Al caer la tarde, me embelesaba con las historias de los
mayores. Aquellas horas eran para mí, más placenteras que la algazara de la
iglesia pentecostal o las aventuras de la televisión.
Cuando el Sol se perdía en el mar; acudían a las
tertulias Lilí, Kike Navarro, Ciro Castillo, Pacuso,
Mime, Cumbancha, Pepe; el cojo,
Leoncio, Paco y Vicentico Zambrano, Pibo y Carlín; el zapatero. Asistían
también Miguel; la cubera, Ñengo; el francés, Yarino, Gustavo Trevín,
Carlos y Manolo la codorniz, Pitcher Bueno,
Lázaro Milián y Polito.
Los asociados de honor, cuando iban, se convertían en los principales oradores de las tertulias. Eran personas que aunque no vivían en La Marina, frecuentaban
nuestra peña y gozaban del más absoluto respeto y admiración. Nadie los
había clasificado en tan selecto grupo, sólo mi púber imaginación, en la que ya
surgía esa extraña necesidad de agrupación. Los personajes más distinguidos
de aquel reducido grupo eran Isidoro Rodríguez, Robin Gil -el chofer del carro
fúnebre del pueblo- y Manolito
Castellá, al que siempre asocié con El Quijote, por su desgarbada figura, infinita
sapiencia y gran sentido de la justicia.
Plataforma del antiguo muelle |
En términos topográficos, la amplia calle Progreso
constituye la frontera física y mental entre "el pueblo" y La Marina y el muelle
era una especie de prolongación de aquella calle. La susodicha arteria estaba partida en dos
-en toda su longitud- por la línea del ferrocarril, que saliendo desde el ingenio
azucarero, llegaba hasta el extremo del muelle, a la plataforma, como la llamábamos, por donde se embarcaba el
azúcar y la miel que se producía en la importante industria. En la plataforma se cargaban las chalanas, que luego eran llevadas por un remolcador hasta el
barco mercante, que esperaba fondeado a unas dos millas de la costa.

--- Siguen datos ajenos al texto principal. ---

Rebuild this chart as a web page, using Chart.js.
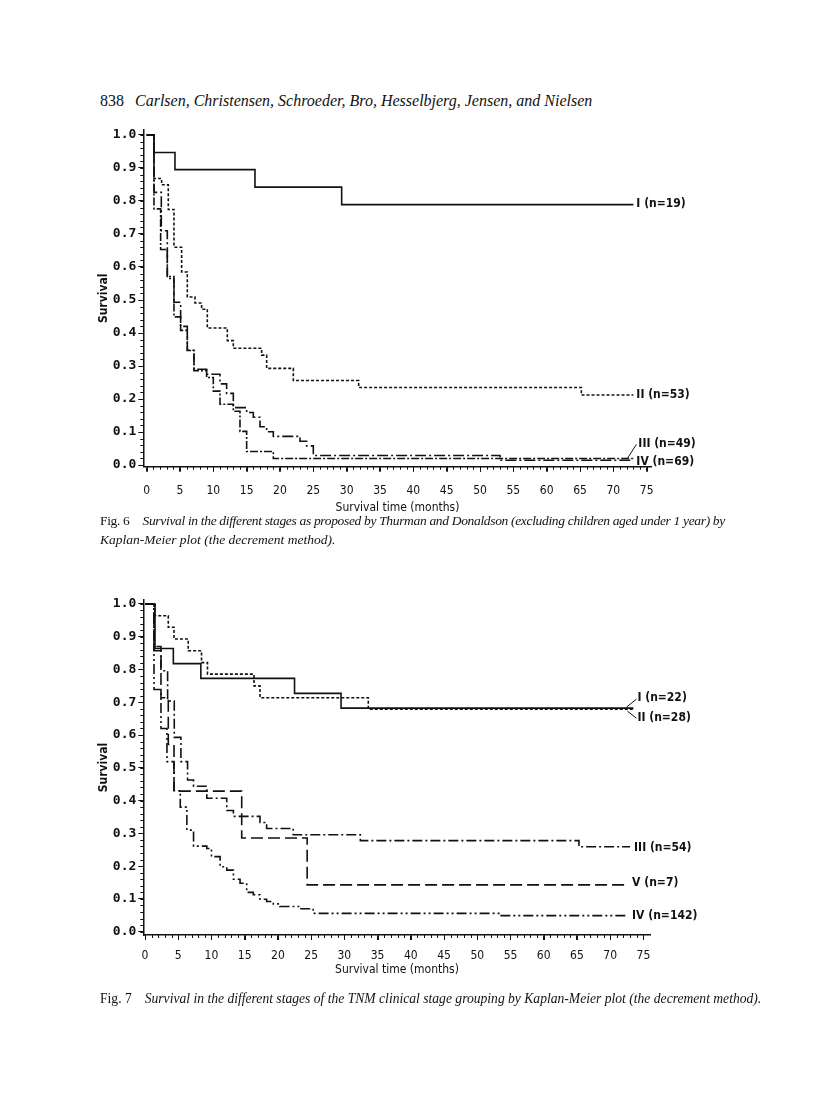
<!DOCTYPE html>
<html>
<head>
<meta charset="utf-8">
<script src="https://cdn.jsdelivr.net/npm/chart.js@4.4.0/dist/chart.umd.min.js"></script>
<style>
  html, body { margin: 0; padding: 0; background: #fff; }
  body { width: 816px; height: 1114px; position: relative; overflow: hidden; }
  .abs { position: absolute; white-space: nowrap; color: #111; font-family: 'Liberation Serif', 'Times New Roman', serif; }
  .hdr { left: 100px; top: 92px; font-size: 16px; }
  .hdr i { margin-left: 11px; }
  .cap { left: 100px; font-size: 13.5px; }
  .cap i { margin-left: 13px; }
  canvas { position: absolute; left: 0; }
</style>
</head>
<body>
<div class="abs hdr">838<i>Carlsen, Christensen, Schroeder, Bro, Hesselbjerg, Jensen, and Nielsen</i></div>
<div style="position:absolute;left:0;top:115px;width:816px;height:410px;"><canvas id="fig6"></canvas></div>
<div class="abs cap" style="top:513px;letter-spacing:-0.33px;">Fig. 6<i>Survival in the different stages as proposed by Thurman and Donaldson (excluding children aged under 1 year) by</i></div>
<div class="abs cap" style="top:532px;"><i style="margin-left:0">Kaplan-Meier plot (the decrement method).</i></div>
<div style="position:absolute;left:0;top:585px;width:816px;height:410px;"><canvas id="fig7"></canvas></div>
<div class="abs cap" style="top:991px;font-size:13.6px;">Fig. 7<i>Survival in the different stages of the TNM clinical stage grouping by Kaplan-Meier plot (the decrement method).</i></div>

<script>
// ---------- DATA ----------
const xTickValues = [0, 5, 10, 15, 20, 25, 30, 35, 40, 45, 50, 55, 60, 65, 70, 75];
const yTickValues = [0, 0.1, 0.2, 0.3, 0.4, 0.5, 0.6, 0.7, 0.8, 0.9, 1.0];
const xTitle = 'Survival time (months)';
const yTitle = 'Survival';

// Fig. 6 (Thurman & Donaldson stages)
const fig6_I_time   = [0, 1.1, 4.25, 16.25, 29.25, 73];
const fig6_I_surv   = [1, 0.947, 0.895, 0.842, 0.789, 0.789];
const fig6_II_time  = [0, 1.1, 2.25, 3.25, 4.1, 5.25, 6.1, 7.25, 8.25, 9.1, 12.1, 13.0, 17.25, 18.0, 22.0, 31.8, 65.2, 73];
const fig6_II_surv  = [1, 0.868, 0.849, 0.774, 0.660, 0.585, 0.509, 0.491, 0.472, 0.415, 0.377, 0.354, 0.333, 0.293, 0.256, 0.235, 0.212, 0.212];
const fig6_III_time = [0, 1.1, 2.1, 3.1, 4.1, 5.1, 6.1, 7.1, 9.0, 10.0, 11.0, 13.0, 14.0, 15.0, 19.0, 73];
const fig6_III_surv = [1, 0.776, 0.653, 0.571, 0.449, 0.408, 0.347, 0.286, 0.265, 0.224, 0.184, 0.163, 0.102, 0.041, 0.020, 0.020];
const fig6_IV_time  = [0, 1.1, 2.2, 3.1, 4.1, 5.1, 6.1, 7.1, 9.0, 11.0, 12.0, 13.0, 15.0, 16.0, 17.0, 18.0, 19.0, 23.0, 24.0, 25.0, 53.0, 73];
const fig6_IV_surv  = [1, 0.826, 0.710, 0.565, 0.493, 0.420, 0.348, 0.290, 0.275, 0.246, 0.217, 0.174, 0.159, 0.145, 0.116, 0.101, 0.087, 0.072, 0.058, 0.029, 0.0145, 0.0145];
const fig6_labels   = ['I (n=19)', 'II (n=53)', 'III (n=49)', 'IV (n=69)'];

// Fig. 7 (TNM clinical stage grouping)
const fig7_I_time   = [0, 1.5, 4.26, 8.4, 22.5, 29.5, 73.5];
const fig7_I_surv   = [1, 0.864, 0.818, 0.773, 0.727, 0.682, 0.682];
const fig7_II_time  = [0, 1.5, 3.5, 4.36, 6.5, 8.5, 9.4, 16.4, 17.3, 33.6, 73.5];
const fig7_II_surv  = [1, 0.964, 0.929, 0.893, 0.857, 0.821, 0.786, 0.750, 0.714, 0.679, 0.679];
const fig7_III_time = [0, 1.35, 2.4, 3.4, 4.4, 5.4, 6.4, 7.3, 9.3, 12.3, 13.3, 17.3, 18.3, 22.3, 32.4, 65.3, 73];
const fig7_III_surv = [1, 0.870, 0.796, 0.704, 0.593, 0.519, 0.463, 0.444, 0.407, 0.370, 0.352, 0.333, 0.315, 0.296, 0.278, 0.259, 0.259];
const fig7_IV_time  = [0, 1.35, 2.4, 3.3, 4.36, 5.3, 6.3, 7.3, 9.3, 10.0, 11.3, 12.3, 13.3, 14.3, 15.3, 16.3, 17.3, 18.3, 19.3, 20.3, 23.3, 25.3, 53.4, 72.7];
const fig7_IV_surv  = [1, 0.739, 0.620, 0.519, 0.430, 0.380, 0.310, 0.261, 0.254, 0.229, 0.198, 0.188, 0.160, 0.148, 0.120, 0.113, 0.099, 0.092, 0.085, 0.077, 0.070, 0.056, 0.049, 0.049];
const fig7_V_time   = [0, 1.35, 2.4, 3.5, 4.36, 14.55, 24.4, 72.7];
const fig7_V_surv   = [1, 0.857, 0.714, 0.571, 0.429, 0.286, 0.143, 0.143];
const fig7_labels   = ['I (n=22)', 'II (n=28)', 'III (n=54)', 'V (n=7)', 'IV (n=142)'];

// ---------- HELPERS ----------
const pts = (t, s) => t.map((x, i) => ({ x: x, y: s[i] }));
const INK = '#111';
const LABEL_FONT = "bold 12px 'DejaVu Sans Condensed', 'DejaVu Sans', sans-serif";

function ds(t, s, dash) {
  return { data: pts(t, s), stepped: 'before', borderColor: INK, borderWidth: 1.6,
           borderDash: dash, pointRadius: 0, fill: false, tension: 0 };
}

// end-of-line labels; offsets are pure styling
const endLabelPlugin = {
  id: 'endLabels',
  afterDatasetsDraw(chart, args, opts) {
    const { ctx, scales: { x, y } } = chart;
    ctx.save();
    ctx.font = LABEL_FONT;
    ctx.fillStyle = INK;
    ctx.strokeStyle = INK;
    ctx.lineWidth = 1;
    ctx.textBaseline = 'middle';
    ctx.textAlign = 'left';
    (opts.items || []).forEach(it => {
      const d = chart.data.datasets[it.ds].data;
      const last = d[d.length - 1];
      const px = x.getPixelForValue(last.x), py = y.getPixelForValue(last.y);
      if (it.leader) {
        ctx.beginPath();
        ctx.moveTo(px + it.leader[0], py + it.leader[1]);
        ctx.lineTo(px + it.leader[2], py + it.leader[3]);
        ctx.stroke();
      }
      ctx.fillText(it.text, px + it.dx, py + it.dy);
    });
    ctx.restore();
  }
};

// minor tick marks drawn through the scales
const minorTickPlugin = {
  id: 'minorTicks',
  afterDraw(chart) {
    const { ctx, scales: { x, y }, chartArea } = chart;
    ctx.save();
    ctx.strokeStyle = INK;
    ctx.lineWidth = 1;
    ctx.beginPath();
    for (let m = 0; m <= 75; m++) {
      const px = Math.round(x.getPixelForValue(m)) + 0.5;
      const len = (m % 5 === 0) ? 5 : 3;
      ctx.moveTo(px, chartArea.bottom);
      ctx.lineTo(px, chartArea.bottom + len);
    }
    for (let k = 0; k <= 50; k++) {
      const py = Math.round(y.getPixelForValue(k * 0.02)) + 0.5;
      ctx.moveTo(chartArea.left - 3, py);
      ctx.lineTo(chartArea.left, py);
    }
    ctx.stroke();
    ctx.restore();
  }
};

function makeChart(id, datasets, cfg, labelItems) {
  return new Chart(document.getElementById(id), {
    type: 'line',
    data: { datasets },
    plugins: [minorTickPlugin, endLabelPlugin],
    options: {
      responsive: true,
      maintainAspectRatio: false,
      animation: false,
      events: [],
      layout: { padding: { left: 92, right: cfg.padRight, top: 15, bottom: cfg.padBottom } },
      plugins: { legend: { display: false }, tooltip: { enabled: false },
                 endLabels: { items: labelItems } },
      scales: {
        x: {
          type: 'linear', min: cfg.xmin, max: cfg.xmax,
          afterBuildTicks: s => { s.ticks = xTickValues.map(v => ({ value: v })); },
          afterFit: s => { s.height = cfg.xHeight; },
          ticks: { color: INK, padding: cfg.xTickPad, maxRotation: 0, autoSkip: false,
                   font: { family: "'DejaVu Sans Condensed', 'DejaVu Sans', sans-serif", size: 12 } },
          grid: { drawOnChartArea: false, drawTicks: true, tickLength: 5, color: INK, lineWidth: 1 },
          border: { color: INK, width: 1.5 },
          title: { display: true, text: xTitle, color: INK, padding: { top: 0, bottom: cfg.xTitlePad },
                   font: { family: "'DejaVu Sans Condensed', 'DejaVu Sans', sans-serif", size: 12 } }
        },
        y: {
          type: 'linear', min: cfg.ymin, max: cfg.ymax,
          afterBuildTicks: s => { s.ticks = yTickValues.map(v => ({ value: v })); },
          afterFit: s => { s.width = 143.3 - 92; },
          ticks: { color: INK, padding: 2, callback: v => Number(v).toFixed(1),
                   font: { family: "'DejaVu Sans Mono', monospace", size: 13, weight: 'bold' } },
          grid: { drawOnChartArea: false, drawTicks: true, tickLength: 5, color: INK, lineWidth: 1 },
          border: { color: INK, width: 1.5 },
          title: { display: true, text: yTitle, color: INK, padding: { top: 5, bottom: 0 },
                   font: { family: "'DejaVu Sans Condensed', 'DejaVu Sans', sans-serif", size: 12, weight: 'bold' } }
        }
      }
    }
  });
}

makeChart('fig6', [
  ds(fig6_I_time, fig6_I_surv, []),
  ds(fig6_II_time, fig6_II_surv, [3, 2]),
  ds(fig6_III_time, fig6_III_surv, [8, 2, 2, 2]),
  ds(fig6_IV_time, fig6_IV_surv, [11, 3, 2, 3])
], { xmin: -0.5, xmax: 75.75, ymin: -0.005, ymax: 1.015, padRight: 164.3, padBottom: 8.3,
     xHeight: 50, xTickPad: 12, xTitlePad: 1.5 },
[
  { ds: 0, text: fig6_labels[0], dx: 3, dy: -1 },
  { ds: 1, text: fig6_labels[1], dx: 3, dy: 0 },
  { ds: 2, text: fig6_labels[2], dx: 5, dy: -15, leader: [-6, 0, 3, -14] },
  { ds: 3, text: fig6_labels[3], dx: 3, dy: 2 }
]);

makeChart('fig7', [
  ds(fig7_I_time, fig7_I_surv, []),
  ds(fig7_II_time, fig7_II_surv, [3, 2]),
  ds(fig7_III_time, fig7_III_surv, [10, 3, 2, 3]),
  ds(fig7_IV_time, fig7_IV_surv, [10, 3, 2, 3, 2, 3]),
  ds(fig7_V_time, fig7_V_surv, [12, 5])
], { xmin: -0.26, xmax: 76.1, ymin: -0.010, ymax: 1.012, padRight: 165.3, padBottom: 15,
     xHeight: 45, xTickPad: 9, xTitlePad: 2.8 },
[
  { ds: 0, text: fig7_labels[0], dx: 4, dy: -10, leader: [-7, -1, 3, -9] },
  { ds: 1, text: fig7_labels[1], dx: 4, dy: 9, leader: [-6, 2, 3, 9] },
  { ds: 2, text: fig7_labels[2], dx: 4, dy: 1 },
  { ds: 4, text: fig7_labels[3], dx: 4, dy: -2 },
  { ds: 3, text: fig7_labels[4], dx: 4, dy: 0 }
]);
</script>
</body>
</html>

En la entrada del muelle descansaba -cual Polifemo- un
martinete de madera dura atornillada, con un enorme mazo de acero y un güinche.
Aquel gigantón se usaba sólo en tiempo muerto, para hincar los nuevos pilotes
del muelle. A falta de un parque en el barrio,
aquella mole y las alquitranadas traviesas, eran el obligado escenario
de nuestras tertulias. Cuando el Sol iba cayendo lentamente para dar
paso a la noche, las lunetas se iban colmando poco a poco y los que llegaban
iniciada la peña, lo hacían con la mayor discreción para no interrumpir al
orador de turno. Siempre me llamó la atención que algunos mayores gozaban de un
privilegio que habían usurpado a fuerza de costumbre: tenían su propia traviesa
para sentarse y nadie se atrevía a ocuparlas.
Era aquella, una cofradía sin próceres ni plebe y todos
disfrutábamos del privilegio de la charla amena y cordial. Aunque algunas veces
las conversaciones derivaban en encendidas polémicas, nunca escuché una frase
insultante contra un oponente y jamás dos personas hablaban a la vez. Aunque nunca se
emitió una resolución de comportamiento cívico, jamás se vio allí una botella
de bebida alcohólica y los muchachos que asistíamos a las tertulias, nos
limitábamos a escuchar a los mayores, por aquello de que "... los niños hablan
cuando las gallinas mean".
Orilla del mar. Campechuela |
Las tertulias eran un calidoscopio interminable de
oradores y temas. Sentados en el martinete y en las traviesas del muelle, con
la brisa de la noche golpeándonos suavemente el rostro, la conversación iba languideciendo
lentamente, cuando los asistentes, como mismo habían llegado, se retiraban, sin
protocolo alguno, ni compromiso de filiación.